NASDR Warns Funds on Performance Ads

For the second time in a month, regulators have issued a warning to mutual fund companies on their advertising practices.

NASD Regulation, the self-regulatory organization, said late last month that mutual funds must provide more details than they customarily have about their investment performance in advertisements when the performance suffers a sudden, significant drop.

Failing to disclose an abrupt change in performance runs the risk that an ad is unfair and misleading, NASDR said in its quarterly newsletter, Regulatory and Compliance Alert, issued June 30. On June 10, in a speech at the Investment Company Institute's Mutual Fund Compliance Conference in Washington, D.C. (MFMN 6/14/99), Lori Richards, director of the SEC's office of compliance, inspections and examinations, warned fund compliance executives about advertising practices. She said fund companies must use end-of-quarter performance figures in advertising and not performance data as of dates selected to optimize their funds' performances.

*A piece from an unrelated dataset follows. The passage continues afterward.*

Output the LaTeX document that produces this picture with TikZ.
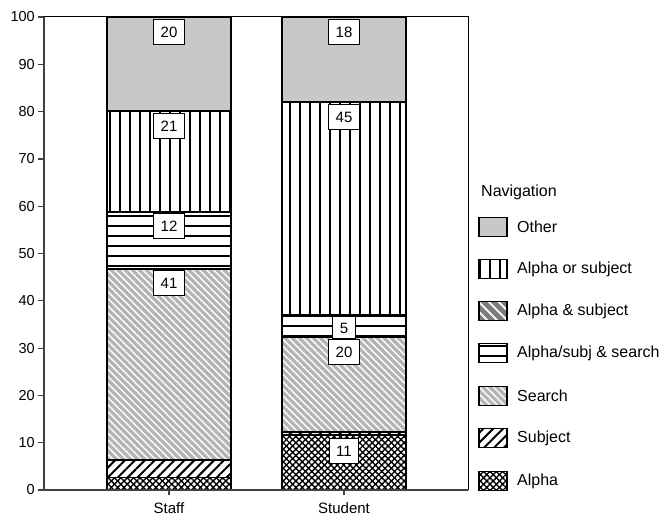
\documentclass[tikz,border=0pt]{standalone}
\usepackage{fontspec}
\setmainfont{Liberation Sans}
\usetikzlibrary{patterns.meta}
\definecolor{otherg}{HTML}{C8C8C8}
\definecolor{searchg}{HTML}{B4B4B4}
\definecolor{ansg}{HTML}{7C7C7C}
\definecolor{axisg}{HTML}{404040}
\tikzset{
  every node/.style={font=\fontsize{15}{18}\selectfont},
  segline/.style={draw=black, line width=1.2pt},
  pOther/.style={segline, fill=otherg},
  pAoS/.style={segline, preaction={fill=white}, pattern={Lines[angle=90,distance=10pt,line width=2.6pt]}, pattern color=black},
  pAnS/.style={segline, preaction={fill=ansg}, pattern={Lines[angle=-45,distance=7pt,line width=1.8pt]}, pattern color=white},
  pASS/.style={segline, preaction={fill=white}, pattern={Lines[angle=0,distance=10pt,line width=2.4pt]}, pattern color=black},
  pSearch/.style={segline, preaction={fill=searchg}, pattern={Lines[angle=-45,distance=5pt,line width=1.4pt]}, pattern color=white},
  pSubj/.style={segline, preaction={fill=white}, pattern={Lines[angle=45,distance=7pt,line width=2pt]}, pattern color=black},
  pAlpha/.style={segline, preaction={fill=white}, preaction={pattern={Lines[angle=45,distance=4.5pt,line width=1.4pt]}, pattern color=black}, pattern={Lines[angle=-45,distance=4.5pt,line width=1.4pt]}, pattern color=black},
  vlabel/.style={draw=black, line width=1pt, fill=white, inner xsep=7pt, inner ysep=7pt, text height=11pt, text depth=0pt, anchor=north},
  ticklab/.style={anchor=east, inner sep=0pt, font=\fontsize{14.5}{17}\selectfont},
  legtext/.style={anchor=west, inner sep=0pt, font=\fontsize{16}{19}\selectfont},
  catlab/.style={inner sep=0pt},
  axisline/.style={draw=axisg, line width=1.2pt},
}
\begin{document}
\begin{tikzpicture}[x=1pt,y=-1pt]
\useasboundingbox (0,0) rectangle (661,516);
\fill[white] (0,0) rectangle (661,516);

% frame
\draw[black, line width=1pt] (44,17) -- (468,17) -- (468,490);

% Staff bar
\path[pOther]  (107,17)    rectangle (231,111);
\path[pAoS]    (107,111)   rectangle (231,212);
\path[pASS]    (107,212)   rectangle (231,269);
\path[pSearch] (107,269)   rectangle (231,460);
\path[pSubj]   (107,460)   rectangle (231,477.3);
\path[pAlpha]  (107,477.3) rectangle (231,490);

% Student bar
\path[pOther]  (282,17)  rectangle (406,102);
\path[pAoS]    (282,102) rectangle (406,315);
\path[pASS]    (282,315) rectangle (406,337);
\path[pSearch] (282,337) rectangle (406,432);
\path[pSubj]   (282,432) rectangle (406,435);
\path[pAlpha]  (282,435) rectangle (406,490);

% value labels
\node[vlabel] (s20) at (169,19)  {20};
\node[vlabel] (s21) at (169,113) {21};
\node[vlabel] (s12) at (169,213) {12};
\node[vlabel] (s41) at (169,270) {41};
\node[vlabel] (t18) at (344,19)  {18};
\node[vlabel] (t45) at (344,104) {45};
\node[vlabel, inner ysep=5.5pt] (t5)  at (344,316) {5};
\node[vlabel] (t20) at (344,339) {20};
\node[vlabel] (t11) at (344,438) {11};

% axes
\draw[axisline] (44,17) -- (44,490);
\draw[axisline] (40,490) -- (468,490);
\foreach \k in {0,...,10}{
  \pgfmathsetmacro{\yy}{490-47.3*\k}
  \draw[axisline] (38,\yy) -- (44,\yy);
  \pgfmathtruncatemacro{\lab}{10*\k}
  \node[ticklab] (tl\k) at (35,\yy) {\lab};
}
\draw[axisline] (169,490) -- (169,495);
\draw[axisline] (344,490) -- (344,495);
\node[catlab] (cstaff) at (169,508) {Staff};
\node[catlab] (cstud) at (344,508) {Student};

% legend
\node[legtext] (legtitle) at (481,192) {Navigation};
\path[pOther]  (479,217.5) rectangle (507,236.5);
\node[legtext] (l1) at (517,227) {Other};
\path[pAoS]    (479,259.5) rectangle (507,278.5);
\node[legtext] (l2) at (517,269) {Alpha or subject};
\path[pAnS]    (479,301.5) rectangle (507,320.5);
\node[legtext] (l3) at (517,311) {Alpha \& subject};
\path[pASS]    (479,343.5) rectangle (507,362.5);
\node[legtext] (l4) at (517,353) {Alpha/subj \& search};
\path[pSearch] (479,386.5) rectangle (507,405.5);
\node[legtext] (l5) at (517,396) {Search};
\path[pSubj]   (479,428.5) rectangle (507,447.5);
\node[legtext] (l6) at (517,438) {Subject};
\path[pAlpha]  (479,471.5) rectangle (507,490.5);
\node[legtext] (l7) at (517,481) {Alpha};
\end{tikzpicture}
\end{document}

The newsletter notice reiterated a directive which NASDR provided to some of its members last September and October about keeping performance figures current at times when markets are volatile and performance drops suddenly, said Thomas A. Pappas, director of disclosure and investor protection for NASDR. The notice in the newsletter was to advise all members of NASDR's requirement that performance figures be updated when performance changes significantly for the worse, Pappas said.

NASDR reviews every new advertisement its member companies run. Securities regulations require that fund performance advertising be current through the most recent quarter. After stock markets dropped last August, NASDR warned all members who submitted ads for review that performance figures through June 30, 1998 had to be updated or supplemented to show adverse performance during August and September. Not all NASD members submitted advertisements during September and October and NASDR issued directives to the firms that did not, Pappas said. The newsletter makes NASDR's advertising directive known to all members, he said.

NASDR's notice does not break new ground, but suggests that NASDR may see the beginning of a trend in funds using advertising that does not adequately disclose changes in performance, said Ming Wong, director of the regulatory compliance consulting group for PricewaterhouseCoopers of New York. The notice is a way of discouraging such practices quickly, Wong said.

There have been no recent enforcement cases regarding fund advertising, Pappas said. NASDR as a matter of policy does not comment publicly on particular advertisements, he said.

Mutual funds that have a sudden, negative change in performance must either revise the performance figures they use or add a statement clearly explaining that current performance is less than the figures shown in the advertising, NASDR said in the newsletter. Even though an advertisement is factually accurate, it still may be misleading if performance has changed dramatically for the worse between the end of a quarter and the date on which an advertisement appears, NASDR said.